My life is changing…

Sometimes we get to choose change and other times we do not. I love being a mom. I am forever grateful for the ways marriage and children have changed me, but at times it is also hard.

I am entering this week knowing that in the course of five days my life will forever be altered and there are no guarantees waiting for me about a final outcome. Today there is a choice —will I be present? If I am present, the experience will have something to teach me.

When I leave South Africa it will be knowing that this is now our daughter’s home. From this point forward when I come to see her, I will be a visitor, a guest in her chosen place of creating a home.

The day after I return home, I will stand jet-lagged and blurry-eyed in the morning and wave goodbye to our other daughter as she drives away from her childhood home with her earthly possessions to create a home on the West Coast.

Okay just writing about this I’m having to use my sleeve to wipe my leaking eyes. But this is real. This is the experience. This is not a reality TV show, it is a very real example of what being a parent is all about—can we/will we let go? Again and again?

Honestly… I want to plead a case for Minnesota being home (really tough with all the winter records we set).

I want to not feel this gripping in my chest when I think of everyday aspects of life I miss sharing with them both. Let’s face it, electronics are no substitute for real touch in relationships.

Breathing in, breathing out…

Hmmmm, what is the experience seeking to teach me? I do not have a conclusive answer to my own question, though I wish I was through this one and knew the other side already.  What I do know so far about letting go is this—when we have children we become parents, but the becoming never ends.

The root of the word become is German “bekommen” and it means, “to get, to receive.”

Our becoming parents never ends if we risk being present to who are children are. We “get” or “receive something” from every choice that is made. Good and bad, each choice ushers us into an experience.

What is the experience seeking to teach me?

Right now on this side of the experience what I see are two things (I reserve the right to add to this list—remember it is a process).

  1. Grief not acknowledged creates false images – if I pretend it doesn’t hurt, just seek to be strong for them I am denying a very real part of what it means to be their mother. Mother’s grief can be real and without being manipulative.
  2. Joy not noticed is a lost treasure – how amazing that these once vulnerable and dependent creatures are now carving pathways that are beyond what I ever imagined possible. This is their life and it is a treasure.

So this week I am hanging out with the words of one of my favorite authors, Henri Nouwen,

“Can you drink the dregs of this cup that is before you.”

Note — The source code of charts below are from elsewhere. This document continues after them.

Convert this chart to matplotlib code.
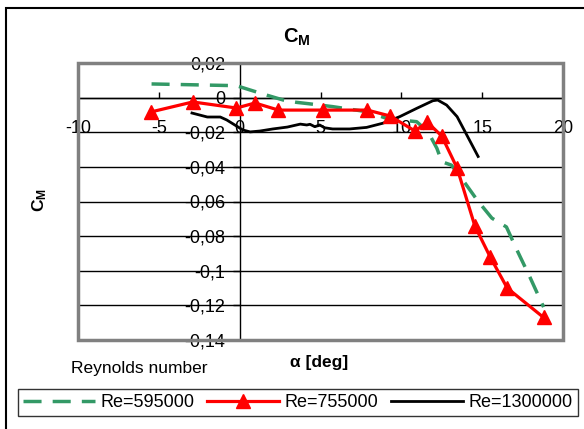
import matplotlib
matplotlib.use("Agg")
import matplotlib.pyplot as plt
from matplotlib.patches import Rectangle

plt.rcParams['font.family'] = ['Liberation Sans', 'DejaVu Sans']
plt.rcParams['mathtext.fontset'] = 'custom'
plt.rcParams['mathtext.rm'] = 'Liberation Sans'
plt.rcParams['mathtext.bf'] = 'Liberation Sans:bold'
plt.rcParams['lines.scale_dashes'] = False

# angle of attack [deg] and pitching moment coefficient for each Reynolds number
alpha_595 = [-5.45, -0.2, 0.65, 1.65, 2.7, 3.5, 4.25, 5.75, 7.85, 9.1, 9.9, 10.95,
             11.65, 12.2, 12.5, 13.1, 13.95, 14.7, 15.6, 16.5, 17.15, 17.95, 18.8]
cm_595 = [0.0079, 0.0069, 0.0044, 0.0015, -0.0014, -0.0027, -0.0035, -0.0052, -0.0081,
          -0.012, -0.0129, -0.0139, -0.0197, -0.0293, -0.037, -0.039, -0.0495, -0.0593,
          -0.0696, -0.0747, -0.088, -0.1036, -0.121]

alpha_755 = [-5.5, -2.9, -0.2, 0.95, 2.4, 5.15, 7.9, 9.3, 10.85, 11.6, 12.5, 13.45,
             14.55, 15.5, 16.55, 18.8]
cm_755 = [-0.0083, -0.0025, -0.006, -0.0031, -0.0072, -0.0072, -0.0072, -0.0106,
          -0.0193, -0.0141, -0.0222, -0.0407, -0.0742, -0.0921, -0.110, -0.127]

alpha_1300 = [-2.95, -2.0, -1.2, -0.8, -0.3, 0.2, 0.65, 1.25, 2.05, 2.95, 3.75, 4.15,
              4.35, 4.65, 4.95, 5.25, 5.75, 6.8, 7.85, 8.85, 9.9, 10.95, 11.95, 12.25,
              12.8, 13.45, 14.05, 14.75]
cm_1300 = [-0.0089, -0.0112, -0.0112, -0.0129, -0.0158, -0.0187, -0.0198, -0.0193,
           -0.0181, -0.017, -0.0153, -0.0158, -0.0154, -0.0168, -0.0158, -0.0174,
           -0.0181, -0.0181, -0.0172, -0.0148, -0.011, -0.0062, -0.0018, -0.0014,
           -0.0043, -0.011, -0.0216, -0.034]

x_ticks = [-10, -5, 0, 5, 10, 15, 20]
x_labels = ["-10", "-5", "0", "5", "10", "15", "20"]
y_ticks = [0.02, 0, -0.02, -0.04, -0.06, -0.08, -0.1, -0.12, -0.14]
y_labels = ["0,02", "0", "-0,02", "-0,04", "-0,06", "-0,08", "-0,1", "-0,12", "-0,14"]

W, H = 584, 429
fig = plt.figure(figsize=(W / 100, H / 100), dpi=100)
ax = fig.add_axes([78 / W, 1 - 340 / H, 485 / W, 277 / H])

for y in y_ticks[1:]:
    ax.axhline(y, color='black', lw=1, zorder=1)

ax.plot(alpha_595, cm_595, color='#339966', lw=2.5, dashes=(13, 8),
        label='Re=595000', zorder=3)
ax.plot(alpha_755, cm_755, color='red', lw=2.3, marker='^', markersize=9.5,
        label='Re=755000', zorder=4)
ax.plot(alpha_1300, cm_1300, color='black', lw=2, label='Re=1300000', zorder=3)

ax.set_xlim(-10, 20)
ax.set_ylim(-0.14, 0.02)

ax.spines['top'].set_visible(False)
ax.spines['right'].set_visible(False)
ax.spines['left'].set_position(('data', 0))
ax.spines['bottom'].set_position(('data', 0))
ax.spines['left'].set_linewidth(1)
ax.spines['bottom'].set_linewidth(1)
ax.spines['left'].set_zorder(2)
ax.spines['bottom'].set_zorder(2)

ax.set_xticks(x_ticks)
ax.set_xticklabels(x_labels, fontsize=13)
ax.set_yticks(y_ticks)
ax.set_yticklabels(y_labels, fontsize=13)
ax.tick_params(axis='x', direction='in', length=4, width=1, pad=16)
ax.tick_params(axis='y', direction='out', length=5, width=1, pad=5.5)

# grey plot-area border
ax.add_patch(Rectangle((0, 0), 1, 1, transform=ax.transAxes, fill=False,
                       edgecolor='#808080', lw=2.5, zorder=5, clip_on=False))

# outer chart frame
fig.add_artist(Rectangle((6 / W, -0.1), 1.2, 1 - 8 / H + 0.1,
                         transform=fig.transFigure, fill=False,
                         edgecolor='black', lw=1.5))

fig.text(297 / W, 1 - 37 / H, r'$\mathbf{C_M}$', fontsize=14.5, ha='center', va='center')
fig.text(40 / W, 1 - 200 / H, r'$\mathbf{C_M}$', fontsize=12.5, rotation=90,
         ha='center', va='center')
fig.text(319 / W, 1 - 362 / H, 'α [deg]', fontsize=12.5, fontweight='bold',
         ha='center', va='center')
fig.text(139 / W, 1 - 369 / H, 'Reynolds number', fontsize=12.5, ha='center', va='center')

leg = fig.legend(loc='center', bbox_to_anchor=(298 / W, 1 - 402.5 / H), ncol=3,
                 fontsize=13, frameon=True, fancybox=False, handlelength=4.0,
                 handletextpad=0.3, columnspacing=0.7, borderpad=0.3,
                 borderaxespad=0)
leg.get_frame().set_edgecolor('black')
leg.get_frame().set_linewidth(1)

fig.savefig('out.png', dpi=100)
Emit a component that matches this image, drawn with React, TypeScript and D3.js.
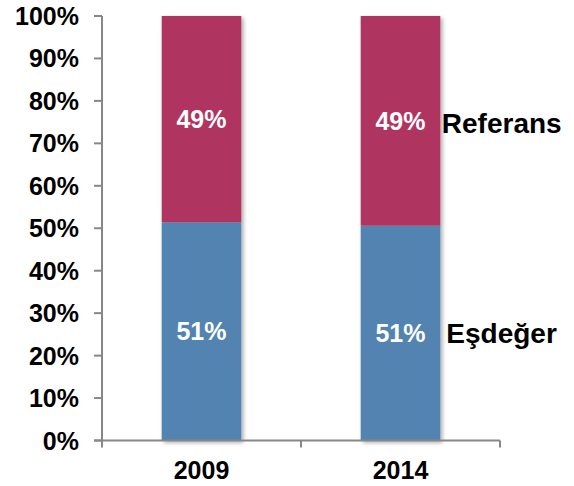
import React from "react";
import * as d3 from "d3";

const categories = ["2009", "2014"];
const esdegerValues = [51.4, 50.6];
const referansValues = [48.6, 49.4];
const esdegerLabels = ["51%", "51%"];
const referansLabels = ["49%", "49%"];
const seriesNames = ["Eşdeğer", "Referans"];
const yTicks = [0, 10, 20, 30, 40, 50, 60, 70, 80, 90, 100];

const W = 574;
const H = 486;
const left = 102;
const right = 500;
const top = 16;
const bottom = 440.5;

export default function App() {
  const x = d3.scaleBand<string>().domain(categories).range([left, right]).paddingInner(0).paddingOuter(0);
  const y = d3.scaleLinear().domain([0, 100]).range([bottom, top]);
  const barW = x.bandwidth() * 0.4;
  const font = "'Liberation Sans', Arial, sans-serif";
  const blue = "#5283B0";
  const red = "#AF3660";
  const axisColor = "#878787";
  const lastCat = categories[categories.length - 1];
  const lastIdx = categories.length - 1;
  const lastRight = (x(lastCat) as number) + x.bandwidth() / 2 + barW / 2;
  const lastBlueTop = y(esdegerValues[lastIdx]);
  const lastRedTop = y(esdegerValues[lastIdx] + referansValues[lastIdx]);

  return (
    <svg width={W} height={H} style={{ position: "absolute", left: 0, top: 0, display: "block" }}>
      <defs>
        <filter id="shadow" x="-20%" y="-5%" width="140%" height="110%">
          <feGaussianBlur in="SourceAlpha" stdDeviation="2" />
          <feOffset dx="1.5" dy="1.5" result="ob" />
          <feComponentTransfer>
            <feFuncA type="linear" slope="0.35" />
          </feComponentTransfer>
          <feMerge>
            <feMergeNode />
            <feMergeNode in="SourceGraphic" />
          </feMerge>
        </filter>
      </defs>
      <rect width={W} height={H} fill="#fff" />
      {categories.map((c, i) => {
        const cx = (x(c) as number) + x.bandwidth() / 2;
        const x0 = cx - barW / 2;
        const yb = y(esdegerValues[i]);
        const yr = y(esdegerValues[i] + referansValues[i]);
        return (
          <g key={c} filter="url(#shadow)">
            <rect x={x0} y={yb} width={barW} height={bottom - yb} fill={blue} />
            <rect x={x0} y={yr} width={barW} height={yb - yr} fill={red} />
          </g>
        );
      })}
      <line x1={left} x2={left} y1={top} y2={bottom} stroke={axisColor} strokeWidth={2} />
      {yTicks.map((t) => (
        <g key={t}>
          <line x1={left - 8} x2={left} y1={y(t)} y2={y(t)} stroke={axisColor} strokeWidth={2} />
          <text
            x={79}
            y={y(t)}
            dy="0.36em"
            textAnchor="end"
            fontFamily={font}
            fontWeight="bold"
            fontSize={25}
            fill="#000"
          >
            {t}%
          </text>
        </g>
      ))}
      <line x1={left - 8} x2={right} y1={bottom} y2={bottom} stroke={axisColor} strokeWidth={2} />
      {[...categories.map((c) => x(c) as number), right].map((v, i) => (
        <line key={i} x1={v} x2={v} y1={bottom} y2={bottom + 7} stroke={axisColor} strokeWidth={2} />
      ))}
      {categories.map((c) => {
        const cx = (x(c) as number) + x.bandwidth() / 2;
        return (
          <text key={c} x={cx} y={479} textAnchor="middle" fontFamily={font} fontWeight="bold" fontSize={25} fill="#000">
            {c}
          </text>
        );
      })}
      {categories.map((c, i) => {
        const cx = (x(c) as number) + x.bandwidth() / 2;
        const yb = y(esdegerValues[i]);
        const yr = y(esdegerValues[i] + referansValues[i]);
        return (
          <g key={c}>
            <text x={cx} y={(bottom + yb) / 2} dy="0.36em" textAnchor="middle" fontFamily={font} fontWeight="bold" fontSize={25} fill="#fff">
              {esdegerLabels[i]}
            </text>
            <text x={cx} y={(yb + yr) / 2} dy="0.36em" textAnchor="middle" fontFamily={font} fontWeight="bold" fontSize={25} fill="#fff">
              {referansLabels[i]}
            </text>
          </g>
        );
      })}
      <text
        x={lastRight + 1.5}
        y={(lastBlueTop + lastRedTop) / 2 + 12.3}
        fontFamily={font}
        fontWeight="bold"
        fontSize={28}
        fill="#000"
      >
        {seriesNames[1]}
      </text>
      <text
        x={lastRight + 6}
        y={(bottom + lastBlueTop) / 2 + 10.3}
        fontFamily={font}
        fontWeight="bold"
        fontSize={28}
        fill="#000"
      >
        {seriesNames[0]}
      </text>
    </svg>
  );
}
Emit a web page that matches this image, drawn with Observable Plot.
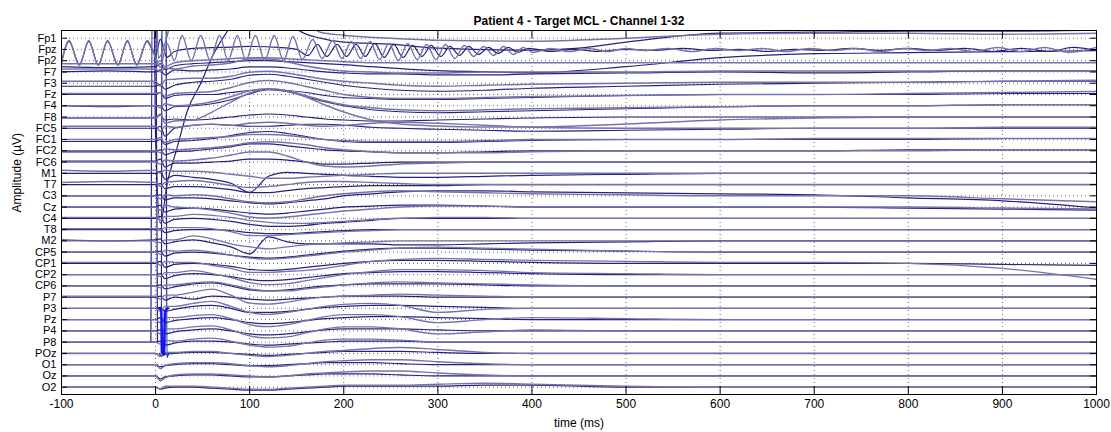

The dregs of my cup hold both grief and the joy and therefore are the place where I will be nourished. My own  nourishment comes from the One whom I call my Creator.

Becoming a parent is to receive an amazing gift, but this gift, our children, are never meant to be gripped tightly, to become our source of life, or to feed our insecure egos. Gifts that are released continue to create life and new treasure to be discovered wherever they are.

Becoming a parent is a lifelong process… what is it you are “receiving” in the stage of parenting you are in?